#### [INSTRUCTIONS FOR THE TASK]
In the entries below, find the lines with the word "this" and copy them.

###

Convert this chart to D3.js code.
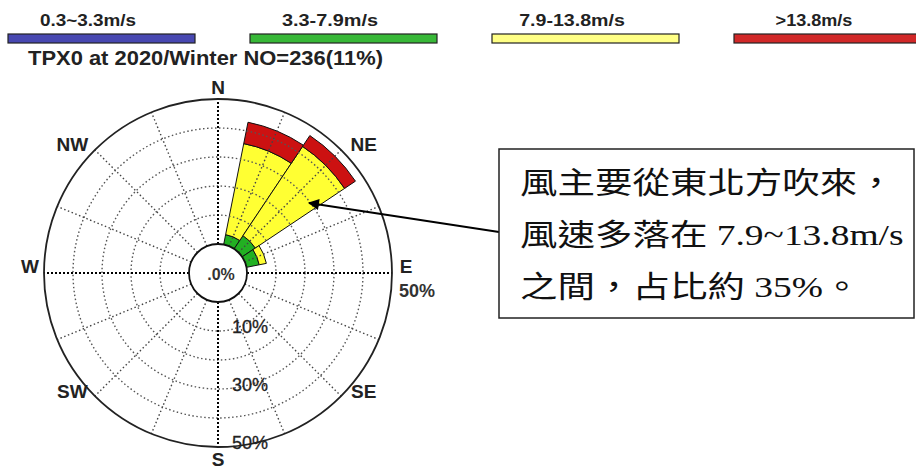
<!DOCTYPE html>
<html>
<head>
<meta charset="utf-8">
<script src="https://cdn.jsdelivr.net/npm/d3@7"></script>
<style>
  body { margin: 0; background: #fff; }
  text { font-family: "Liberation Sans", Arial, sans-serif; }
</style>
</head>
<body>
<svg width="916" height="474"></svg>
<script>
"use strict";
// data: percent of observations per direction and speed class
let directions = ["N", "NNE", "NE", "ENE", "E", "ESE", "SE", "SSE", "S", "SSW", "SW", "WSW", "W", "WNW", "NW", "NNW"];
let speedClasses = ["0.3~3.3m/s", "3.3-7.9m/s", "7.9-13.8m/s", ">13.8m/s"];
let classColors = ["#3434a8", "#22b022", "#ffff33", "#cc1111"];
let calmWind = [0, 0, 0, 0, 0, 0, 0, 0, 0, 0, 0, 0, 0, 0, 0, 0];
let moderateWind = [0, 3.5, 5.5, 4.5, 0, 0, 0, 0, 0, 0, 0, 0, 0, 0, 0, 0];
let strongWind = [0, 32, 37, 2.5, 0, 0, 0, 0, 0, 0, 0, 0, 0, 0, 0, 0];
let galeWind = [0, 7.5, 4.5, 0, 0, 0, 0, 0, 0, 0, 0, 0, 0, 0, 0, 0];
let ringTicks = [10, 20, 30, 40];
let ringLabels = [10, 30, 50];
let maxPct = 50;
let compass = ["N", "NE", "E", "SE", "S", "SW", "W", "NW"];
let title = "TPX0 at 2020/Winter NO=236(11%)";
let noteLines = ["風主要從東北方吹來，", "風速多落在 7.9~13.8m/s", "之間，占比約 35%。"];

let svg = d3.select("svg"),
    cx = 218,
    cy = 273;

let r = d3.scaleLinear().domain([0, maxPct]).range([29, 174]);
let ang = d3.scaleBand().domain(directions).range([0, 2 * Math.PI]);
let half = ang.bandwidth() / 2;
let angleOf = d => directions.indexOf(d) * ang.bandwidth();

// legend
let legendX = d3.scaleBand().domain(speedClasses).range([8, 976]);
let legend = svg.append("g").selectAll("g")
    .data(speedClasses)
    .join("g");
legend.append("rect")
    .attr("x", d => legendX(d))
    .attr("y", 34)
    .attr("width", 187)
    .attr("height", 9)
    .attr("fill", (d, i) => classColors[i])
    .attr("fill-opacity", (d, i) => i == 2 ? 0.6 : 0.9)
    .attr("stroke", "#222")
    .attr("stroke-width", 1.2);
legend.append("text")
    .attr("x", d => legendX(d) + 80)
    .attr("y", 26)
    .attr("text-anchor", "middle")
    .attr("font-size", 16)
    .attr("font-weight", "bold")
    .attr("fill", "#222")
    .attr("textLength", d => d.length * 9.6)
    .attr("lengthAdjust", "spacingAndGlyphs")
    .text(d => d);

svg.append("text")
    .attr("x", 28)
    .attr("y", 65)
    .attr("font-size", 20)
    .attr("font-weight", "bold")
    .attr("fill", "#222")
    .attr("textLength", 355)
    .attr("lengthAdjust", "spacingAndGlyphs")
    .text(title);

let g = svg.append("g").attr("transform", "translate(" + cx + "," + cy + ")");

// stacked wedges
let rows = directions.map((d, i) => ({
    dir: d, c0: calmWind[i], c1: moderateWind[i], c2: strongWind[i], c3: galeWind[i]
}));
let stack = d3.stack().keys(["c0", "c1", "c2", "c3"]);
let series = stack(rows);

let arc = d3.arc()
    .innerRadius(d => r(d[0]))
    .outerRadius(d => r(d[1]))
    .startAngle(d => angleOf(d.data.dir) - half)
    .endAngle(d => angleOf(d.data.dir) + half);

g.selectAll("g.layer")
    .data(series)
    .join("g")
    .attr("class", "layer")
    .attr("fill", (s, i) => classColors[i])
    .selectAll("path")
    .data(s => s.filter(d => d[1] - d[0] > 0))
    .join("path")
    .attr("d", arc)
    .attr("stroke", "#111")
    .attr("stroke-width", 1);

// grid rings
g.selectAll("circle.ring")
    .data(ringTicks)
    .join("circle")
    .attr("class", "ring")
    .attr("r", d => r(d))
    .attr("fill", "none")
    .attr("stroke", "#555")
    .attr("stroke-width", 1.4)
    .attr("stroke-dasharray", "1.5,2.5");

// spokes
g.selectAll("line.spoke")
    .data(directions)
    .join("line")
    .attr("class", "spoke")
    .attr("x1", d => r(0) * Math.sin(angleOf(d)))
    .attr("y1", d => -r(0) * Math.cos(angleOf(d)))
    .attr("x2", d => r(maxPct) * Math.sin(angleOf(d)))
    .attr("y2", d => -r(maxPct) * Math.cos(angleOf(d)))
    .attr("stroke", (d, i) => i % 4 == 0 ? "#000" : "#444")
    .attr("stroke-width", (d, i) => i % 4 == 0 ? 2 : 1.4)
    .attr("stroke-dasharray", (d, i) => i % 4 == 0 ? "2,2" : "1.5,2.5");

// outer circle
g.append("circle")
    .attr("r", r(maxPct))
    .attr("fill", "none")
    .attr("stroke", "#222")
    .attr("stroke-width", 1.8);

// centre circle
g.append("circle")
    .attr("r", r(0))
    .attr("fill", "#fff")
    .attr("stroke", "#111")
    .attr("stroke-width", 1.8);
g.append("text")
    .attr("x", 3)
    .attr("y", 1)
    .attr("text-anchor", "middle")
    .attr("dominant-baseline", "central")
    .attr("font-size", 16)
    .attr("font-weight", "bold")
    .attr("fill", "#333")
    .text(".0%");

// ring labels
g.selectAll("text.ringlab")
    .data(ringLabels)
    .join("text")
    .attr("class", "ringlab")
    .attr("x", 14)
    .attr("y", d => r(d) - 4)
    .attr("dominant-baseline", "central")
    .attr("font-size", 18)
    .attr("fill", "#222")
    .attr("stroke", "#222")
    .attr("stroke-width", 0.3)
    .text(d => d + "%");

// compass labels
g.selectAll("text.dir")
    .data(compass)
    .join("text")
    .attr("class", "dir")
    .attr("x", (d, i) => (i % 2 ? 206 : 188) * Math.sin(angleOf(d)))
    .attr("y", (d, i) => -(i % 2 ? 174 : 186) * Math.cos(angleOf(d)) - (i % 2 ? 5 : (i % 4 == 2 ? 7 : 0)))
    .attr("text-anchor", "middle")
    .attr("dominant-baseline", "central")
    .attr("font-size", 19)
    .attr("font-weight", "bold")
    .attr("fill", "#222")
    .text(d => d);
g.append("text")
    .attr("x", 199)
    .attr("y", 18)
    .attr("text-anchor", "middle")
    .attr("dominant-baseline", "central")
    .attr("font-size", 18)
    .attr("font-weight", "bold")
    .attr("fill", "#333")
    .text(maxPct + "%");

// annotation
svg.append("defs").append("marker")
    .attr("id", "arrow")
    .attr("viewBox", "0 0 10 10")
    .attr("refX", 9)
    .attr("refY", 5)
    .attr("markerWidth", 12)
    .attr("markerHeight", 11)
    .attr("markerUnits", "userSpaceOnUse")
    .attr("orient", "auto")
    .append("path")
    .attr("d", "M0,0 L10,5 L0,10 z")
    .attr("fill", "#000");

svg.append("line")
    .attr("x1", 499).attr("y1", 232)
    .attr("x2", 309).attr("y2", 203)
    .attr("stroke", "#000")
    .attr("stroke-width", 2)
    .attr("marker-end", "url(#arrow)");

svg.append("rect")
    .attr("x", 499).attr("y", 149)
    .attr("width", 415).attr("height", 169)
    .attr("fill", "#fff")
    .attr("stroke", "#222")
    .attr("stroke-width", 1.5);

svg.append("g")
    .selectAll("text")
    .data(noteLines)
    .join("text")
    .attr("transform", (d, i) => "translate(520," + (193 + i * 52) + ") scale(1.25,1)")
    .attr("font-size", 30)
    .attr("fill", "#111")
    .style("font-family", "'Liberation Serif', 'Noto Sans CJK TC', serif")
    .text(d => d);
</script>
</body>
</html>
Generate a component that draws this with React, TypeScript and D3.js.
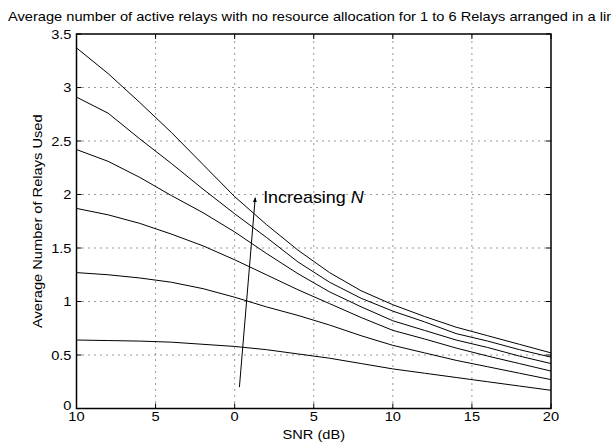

###

#### [PROBLEM SOLUTION]
Convert this chart to D3.js code.
Generate a component that draws this with React, TypeScript and D3.js.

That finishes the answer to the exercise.